The ingredient list holds the clues.
Chocolate cakes come in all forms—bundt, layers, cupcakes; frosted, unfrosted, glazed. But beyond its shape and its frosting, is there any real distinction between one chocolate cake and another?
Technically, yes. However, where German chocolate and Black Forest cakes have distinct ingredients—a coconut-pecan frosting or layers of cherries and whipped cream—Devil’s food and classic chocolate cake aren’t so visibly different. Indeed, if you were eating a Devil’s food cake and just called it chocolate cake, or vice versa, you might not know you were wrong. Home cooks, recipe developers, and restaurants don’t always know that a Devil’s food cake is different from other types of decadent chocolate cakes either, so your error is forgiven.

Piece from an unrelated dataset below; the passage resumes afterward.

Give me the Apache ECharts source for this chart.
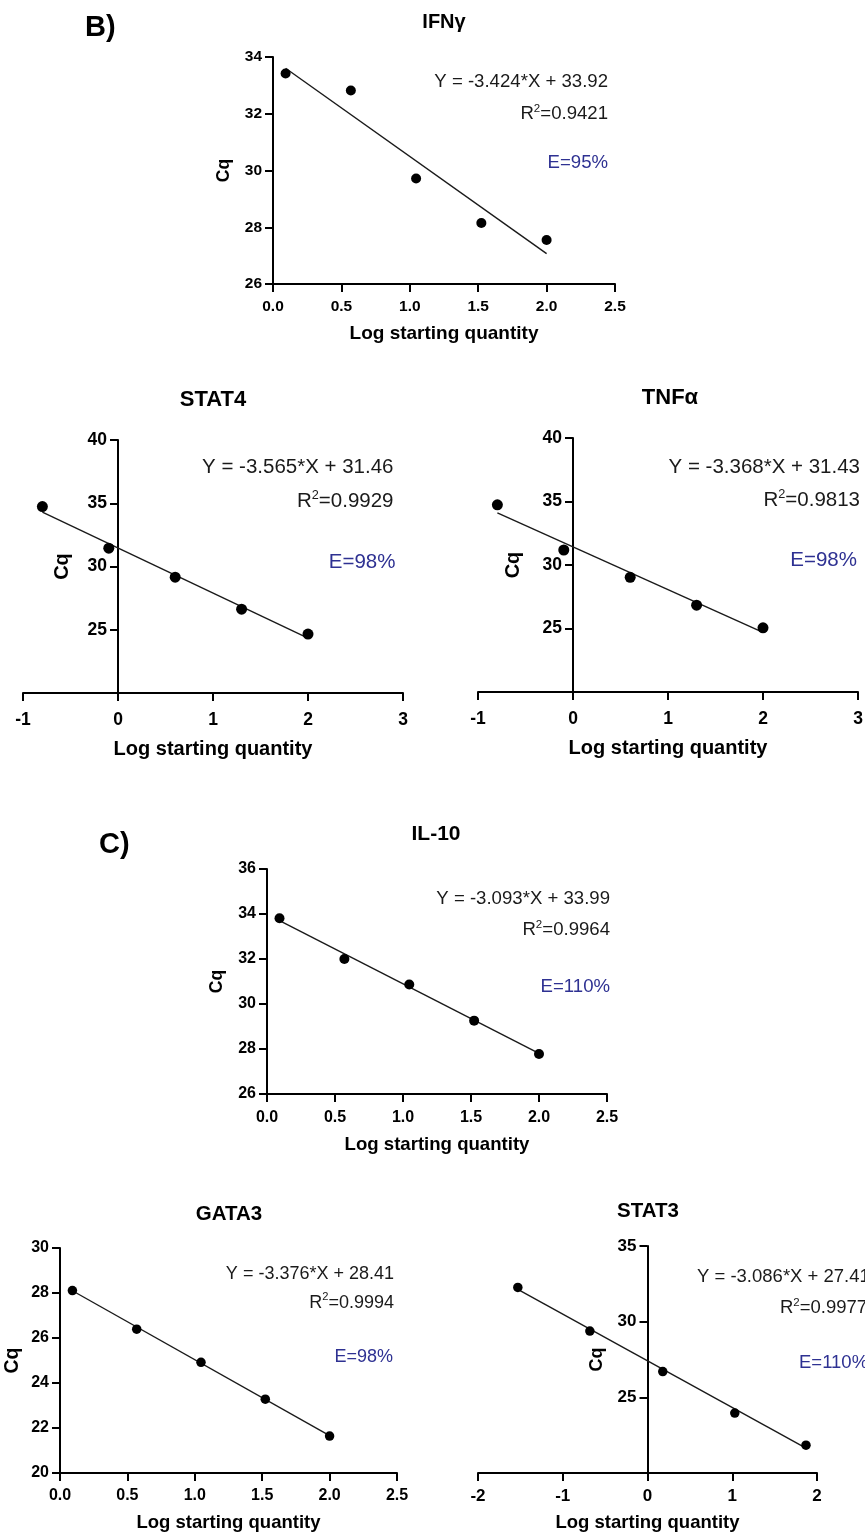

Devil’s food cake is richer, darker, and fluffier thanks to the use of cocoa powder and a bit extra baking soda. The extra baking soda in a Devil’s food cake increases the baked good’s pH level, which adds more bubbles during the baking process. That makes the cake fluffier and airy, which lends itself to the use of a light glaze, ganache, or even just a sprinkle of powdered sugar. Oil may be used over butter because the neutral flavor of the oil lets the deeply rich cocoa be more pronounced.
Basic chocolate cakes usually call for melted milk or bittersweet chocolate. Butter or cream can be used in classic chocolate cake because the richer flavors of those dairy fats won’t compete with the milder melted chocolate. A true chocolate cake might be more dense, so a heftier frosting, like a buttercream can be used, but lighter whipped frostings are frequently paired with it, too.
This Devil’s Food Cake uses lots of rich cocoa powder with butter, with even more of those rich ingredients in the silky frosting. Deep Dark Chocolate Layer Cake fits all the requirements for Devil’s food. And this Perfect Chocolate Bundt Cake could technically be called a Devil’s food cake because it uses cocoa instead of melted chocolate.
This Fudge Cake fits all the requirements for the classic chocolate cake—melted semisweet chocolate and butter, as does this Dark Chocolate Bundt Cake, though it has chocolate syrup, too, which is just an added layer of chocolate flavor.
Of course, the occasional cake throws all the rules to the wind. This Chocolate-Coconut Layer Cake uses cocoa powder, melted chocolate, and even coffee, which is frequently used in Devil’s food cake to heighten richness.
All of these recipes and definitions point to one rule of the chocolate cake world: As long as it’s delicious, perhaps the name doesn’t matter all that much.